The director of a Moscow museum was detained at Domodedovo airport with a 17th-century icon worth $1 million, police said Thursday.
But there was confusion over whether the museum director had been authorized to bring the icon into Russia.
Police said in a statement that they learned that the 62-year-old museum head would be traveling from Dusseldorf, Germany, to Russia carrying the "Old Testament Holy Trinity" icon painted in 1690 by Kirill Ulanov. The man was detained upon his arrival to Domodedovo and the painting was seized.
Experts estimate the value of the icon on the illegal art market at $1 million, according to the police statement. The statement said the museum director faces smuggling charges and has faced such charges in the past.
The museum director, who RIA-Novosti identified as Nikolai Zadorozhny of the Russian Icon Museum, told the news agency that he had been authorized to purchase the icon by the culture department of the Vologda region, where the painting had been stolen almost two decades ago.
Zadorozhny claimed he had with him upon arrival to Domodedovo a raft of legal documents, including a sale contract, a certificate of transfer and acceptance, and a tax declaration that he filled out at the airport. He said he had signed a contract with the Vologda region culture department to allow his museum to exhibit the icon for six months.
The Ulanov icon was stolen in 1994 from a local history museum in the Vologda region town of Ustyuzhina. It depicts the appearance of God in the form of three angels to Abraham, with the figures of Abraham and Sarah on either side of them, serving a meal.

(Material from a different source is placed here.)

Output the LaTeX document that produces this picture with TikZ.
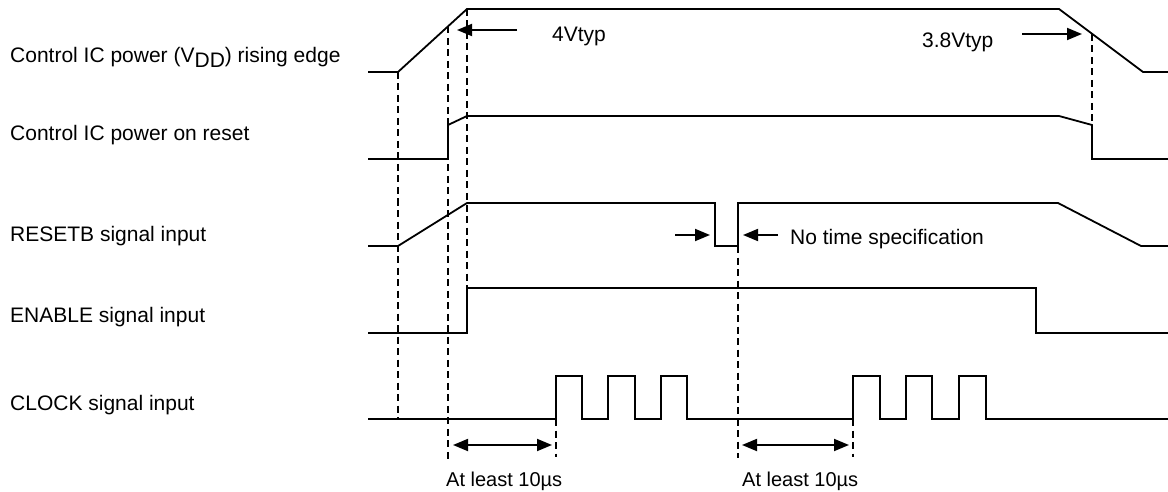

In March, the icon was discovered at an auction in Germany, where the owner was demanding compensation for it, threatening otherwise to put it up for sale, according to a statement on the website of the Vytegorsk municipal district in Vologda.
RIA-Novosti identified the former owner as Mikhail Abramov, who Zadorozhny said sold him the icon for 25,000 euros, a small fraction of its estimated value, under the condition that it return to the Vologda museum.